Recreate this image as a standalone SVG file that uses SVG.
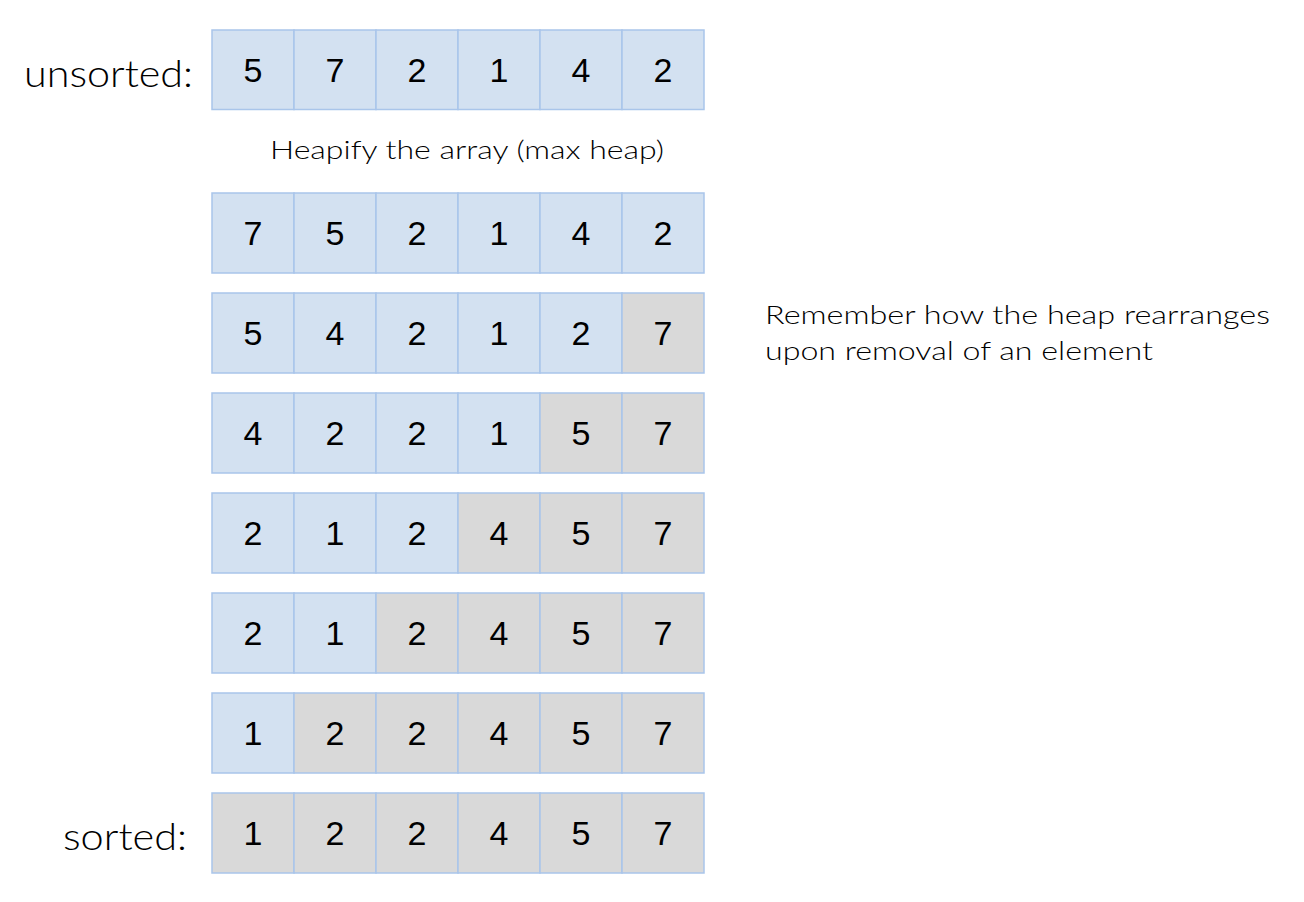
<svg xmlns="http://www.w3.org/2000/svg" width="1304" height="902" viewBox="0 0 1304 902">
<style>
.b{fill:#d3e1f1;stroke:#a9c5ea;stroke-width:1.5}
.g{fill:#d9d9d9;stroke:#a9c5ea;stroke-width:1.5}
.n{font-family:"Liberation Sans",Arial,sans-serif;font-size:34px;fill:#000;text-anchor:middle}
.l{font-family:Lato,"Noto Sans",sans-serif;font-weight:300;fill:#000}
</style>
<rect width="1304" height="902" fill="#fff"/>
<text class="l" x="24" y="87" font-size="37" textLength="169" lengthAdjust="spacingAndGlyphs">unsorted:</text>
<text class="l" x="270" y="159" font-size="25" textLength="394" lengthAdjust="spacingAndGlyphs">Heapify the array (max heap)</text>
<text class="l" x="765" y="324" font-size="26" textLength="505" lengthAdjust="spacingAndGlyphs">Remember how the heap rearranges</text>
<text class="l" x="765" y="360" font-size="26" textLength="388" lengthAdjust="spacingAndGlyphs">upon removal of an element</text>
<text class="l" x="63" y="850" font-size="37" textLength="124" lengthAdjust="spacingAndGlyphs">sorted:</text>
<g id="row1">
<rect class="b" x="212" y="30" width="82" height="79.5"/><rect class="b" x="294" y="30" width="82" height="79.5"/><rect class="b" x="376" y="30" width="82" height="79.5"/><rect class="b" x="458" y="30" width="82" height="79.5"/><rect class="b" x="540" y="30" width="82" height="79.5"/><rect class="b" x="622" y="30" width="82" height="79.5"/>
<text class="n" x="253" y="82">5</text><text class="n" x="335" y="82">7</text><text class="n" x="417" y="82">2</text><text class="n" x="499" y="82">1</text><text class="n" x="581" y="82">4</text><text class="n" x="663" y="82">2</text>
</g>
<g id="row2" transform="translate(0,163)">
<rect class="b" x="212" y="30" width="82" height="80"/><rect class="b" x="294" y="30" width="82" height="80"/><rect class="b" x="376" y="30" width="82" height="80"/><rect class="b" x="458" y="30" width="82" height="80"/><rect class="b" x="540" y="30" width="82" height="80"/><rect class="b" x="622" y="30" width="82" height="80"/>
<text class="n" x="253" y="82">7</text><text class="n" x="335" y="82">5</text><text class="n" x="417" y="82">2</text><text class="n" x="499" y="82">1</text><text class="n" x="581" y="82">4</text><text class="n" x="663" y="82">2</text>
</g>
<g id="row3" transform="translate(0,263)">
<rect class="b" x="212" y="30" width="82" height="80"/><rect class="b" x="294" y="30" width="82" height="80"/><rect class="b" x="376" y="30" width="82" height="80"/><rect class="b" x="458" y="30" width="82" height="80"/><rect class="b" x="540" y="30" width="82" height="80"/><rect class="g" x="622" y="30" width="82" height="80"/>
<text class="n" x="253" y="82">5</text><text class="n" x="335" y="82">4</text><text class="n" x="417" y="82">2</text><text class="n" x="499" y="82">1</text><text class="n" x="581" y="82">2</text><text class="n" x="663" y="82">7</text>
</g>
<g id="row4" transform="translate(0,363)">
<rect class="b" x="212" y="30" width="82" height="80"/><rect class="b" x="294" y="30" width="82" height="80"/><rect class="b" x="376" y="30" width="82" height="80"/><rect class="b" x="458" y="30" width="82" height="80"/><rect class="g" x="540" y="30" width="82" height="80"/><rect class="g" x="622" y="30" width="82" height="80"/>
<text class="n" x="253" y="82">4</text><text class="n" x="335" y="82">2</text><text class="n" x="417" y="82">2</text><text class="n" x="499" y="82">1</text><text class="n" x="581" y="82">5</text><text class="n" x="663" y="82">7</text>
</g>
<g id="row5" transform="translate(0,463)">
<rect class="b" x="212" y="30" width="82" height="80"/><rect class="b" x="294" y="30" width="82" height="80"/><rect class="b" x="376" y="30" width="82" height="80"/><rect class="g" x="458" y="30" width="82" height="80"/><rect class="g" x="540" y="30" width="82" height="80"/><rect class="g" x="622" y="30" width="82" height="80"/>
<text class="n" x="253" y="82">2</text><text class="n" x="335" y="82">1</text><text class="n" x="417" y="82">2</text><text class="n" x="499" y="82">4</text><text class="n" x="581" y="82">5</text><text class="n" x="663" y="82">7</text>
</g>
<g id="row6" transform="translate(0,563)">
<rect class="b" x="212" y="30" width="82" height="80"/><rect class="b" x="294" y="30" width="82" height="80"/><rect class="g" x="376" y="30" width="82" height="80"/><rect class="g" x="458" y="30" width="82" height="80"/><rect class="g" x="540" y="30" width="82" height="80"/><rect class="g" x="622" y="30" width="82" height="80"/>
<text class="n" x="253" y="82">2</text><text class="n" x="335" y="82">1</text><text class="n" x="417" y="82">2</text><text class="n" x="499" y="82">4</text><text class="n" x="581" y="82">5</text><text class="n" x="663" y="82">7</text>
</g>
<g id="row7" transform="translate(0,663)">
<rect class="b" x="212" y="30" width="82" height="80"/><rect class="g" x="294" y="30" width="82" height="80"/><rect class="g" x="376" y="30" width="82" height="80"/><rect class="g" x="458" y="30" width="82" height="80"/><rect class="g" x="540" y="30" width="82" height="80"/><rect class="g" x="622" y="30" width="82" height="80"/>
<text class="n" x="253" y="82">1</text><text class="n" x="335" y="82">2</text><text class="n" x="417" y="82">2</text><text class="n" x="499" y="82">4</text><text class="n" x="581" y="82">5</text><text class="n" x="663" y="82">7</text>
</g>
<g id="row8" transform="translate(0,763)">
<rect class="g" x="212" y="30" width="82" height="80"/><rect class="g" x="294" y="30" width="82" height="80"/><rect class="g" x="376" y="30" width="82" height="80"/><rect class="g" x="458" y="30" width="82" height="80"/><rect class="g" x="540" y="30" width="82" height="80"/><rect class="g" x="622" y="30" width="82" height="80"/>
<text class="n" x="253" y="82">1</text><text class="n" x="335" y="82">2</text><text class="n" x="417" y="82">2</text><text class="n" x="499" y="82">4</text><text class="n" x="581" y="82">5</text><text class="n" x="663" y="82">7</text>
</g>
<g id="connectors"/>
</svg>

+ + + +

_Given task_
Please write out all the data again word for word, but not the pictures.

_Answer to this task_
Recreate this image as a standalone SVG file that uses SVG.
<svg xmlns="http://www.w3.org/2000/svg" width="1304" height="902" viewBox="0 0 1304 902">
<style>
.b{fill:#d3e1f1;stroke:#a9c5ea;stroke-width:1.5}
.g{fill:#d9d9d9;stroke:#a9c5ea;stroke-width:1.5}
.n{font-family:"Liberation Sans",Arial,sans-serif;font-size:34px;fill:#000;text-anchor:middle}
.l{font-family:Lato,"Noto Sans",sans-serif;font-weight:300;fill:#000}
</style>
<rect width="1304" height="902" fill="#fff"/>
<text class="l" x="24" y="87" font-size="37" textLength="169" lengthAdjust="spacingAndGlyphs">unsorted:</text>
<text class="l" x="270" y="159" font-size="25" textLength="394" lengthAdjust="spacingAndGlyphs">Heapify the array (max heap)</text>
<text class="l" x="765" y="324" font-size="26" textLength="505" lengthAdjust="spacingAndGlyphs">Remember how the heap rearranges</text>
<text class="l" x="765" y="360" font-size="26" textLength="388" lengthAdjust="spacingAndGlyphs">upon removal of an element</text>
<text class="l" x="63" y="850" font-size="37" textLength="124" lengthAdjust="spacingAndGlyphs">sorted:</text>
<g id="row1">
<rect class="b" x="212" y="30" width="82" height="79.5"/><rect class="b" x="294" y="30" width="82" height="79.5"/><rect class="b" x="376" y="30" width="82" height="79.5"/><rect class="b" x="458" y="30" width="82" height="79.5"/><rect class="b" x="540" y="30" width="82" height="79.5"/><rect class="b" x="622" y="30" width="82" height="79.5"/>
<text class="n" x="253" y="82">5</text><text class="n" x="335" y="82">7</text><text class="n" x="417" y="82">2</text><text class="n" x="499" y="82">1</text><text class="n" x="581" y="82">4</text><text class="n" x="663" y="82">2</text>
</g>
<g id="row2" transform="translate(0,163)">
<rect class="b" x="212" y="30" width="82" height="80"/><rect class="b" x="294" y="30" width="82" height="80"/><rect class="b" x="376" y="30" width="82" height="80"/><rect class="b" x="458" y="30" width="82" height="80"/><rect class="b" x="540" y="30" width="82" height="80"/><rect class="b" x="622" y="30" width="82" height="80"/>
<text class="n" x="253" y="82">7</text><text class="n" x="335" y="82">5</text><text class="n" x="417" y="82">2</text><text class="n" x="499" y="82">1</text><text class="n" x="581" y="82">4</text><text class="n" x="663" y="82">2</text>
</g>
<g id="row3" transform="translate(0,263)">
<rect class="b" x="212" y="30" width="82" height="80"/><rect class="b" x="294" y="30" width="82" height="80"/><rect class="b" x="376" y="30" width="82" height="80"/><rect class="b" x="458" y="30" width="82" height="80"/><rect class="b" x="540" y="30" width="82" height="80"/><rect class="g" x="622" y="30" width="82" height="80"/>
<text class="n" x="253" y="82">5</text><text class="n" x="335" y="82">4</text><text class="n" x="417" y="82">2</text><text class="n" x="499" y="82">1</text><text class="n" x="581" y="82">2</text><text class="n" x="663" y="82">7</text>
</g>
<g id="row4" transform="translate(0,363)">
<rect class="b" x="212" y="30" width="82" height="80"/><rect class="b" x="294" y="30" width="82" height="80"/><rect class="b" x="376" y="30" width="82" height="80"/><rect class="b" x="458" y="30" width="82" height="80"/><rect class="g" x="540" y="30" width="82" height="80"/><rect class="g" x="622" y="30" width="82" height="80"/>
<text class="n" x="253" y="82">4</text><text class="n" x="335" y="82">2</text><text class="n" x="417" y="82">2</text><text class="n" x="499" y="82">1</text><text class="n" x="581" y="82">5</text><text class="n" x="663" y="82">7</text>
</g>
<g id="row5" transform="translate(0,463)">
<rect class="b" x="212" y="30" width="82" height="80"/><rect class="b" x="294" y="30" width="82" height="80"/><rect class="b" x="376" y="30" width="82" height="80"/><rect class="g" x="458" y="30" width="82" height="80"/><rect class="g" x="540" y="30" width="82" height="80"/><rect class="g" x="622" y="30" width="82" height="80"/>
<text class="n" x="253" y="82">2</text><text class="n" x="335" y="82">1</text><text class="n" x="417" y="82">2</text><text class="n" x="499" y="82">4</text><text class="n" x="581" y="82">5</text><text class="n" x="663" y="82">7</text>
</g>
<g id="row6" transform="translate(0,563)">
<rect class="b" x="212" y="30" width="82" height="80"/><rect class="b" x="294" y="30" width="82" height="80"/><rect class="g" x="376" y="30" width="82" height="80"/><rect class="g" x="458" y="30" width="82" height="80"/><rect class="g" x="540" y="30" width="82" height="80"/><rect class="g" x="622" y="30" width="82" height="80"/>
<text class="n" x="253" y="82">2</text><text class="n" x="335" y="82">1</text><text class="n" x="417" y="82">2</text><text class="n" x="499" y="82">4</text><text class="n" x="581" y="82">5</text><text class="n" x="663" y="82">7</text>
</g>
<g id="row7" transform="translate(0,663)">
<rect class="b" x="212" y="30" width="82" height="80"/><rect class="g" x="294" y="30" width="82" height="80"/><rect class="g" x="376" y="30" width="82" height="80"/><rect class="g" x="458" y="30" width="82" height="80"/><rect class="g" x="540" y="30" width="82" height="80"/><rect class="g" x="622" y="30" width="82" height="80"/>
<text class="n" x="253" y="82">1</text><text class="n" x="335" y="82">2</text><text class="n" x="417" y="82">2</text><text class="n" x="499" y="82">4</text><text class="n" x="581" y="82">5</text><text class="n" x="663" y="82">7</text>
</g>
<g id="row8" transform="translate(0,763)">
<rect class="g" x="212" y="30" width="82" height="80"/><rect class="g" x="294" y="30" width="82" height="80"/><rect class="g" x="376" y="30" width="82" height="80"/><rect class="g" x="458" y="30" width="82" height="80"/><rect class="g" x="540" y="30" width="82" height="80"/><rect class="g" x="622" y="30" width="82" height="80"/>
<text class="n" x="253" y="82">1</text><text class="n" x="335" y="82">2</text><text class="n" x="417" y="82">2</text><text class="n" x="499" y="82">4</text><text class="n" x="581" y="82">5</text><text class="n" x="663" y="82">7</text>
</g>
<g id="connectors"/>
</svg>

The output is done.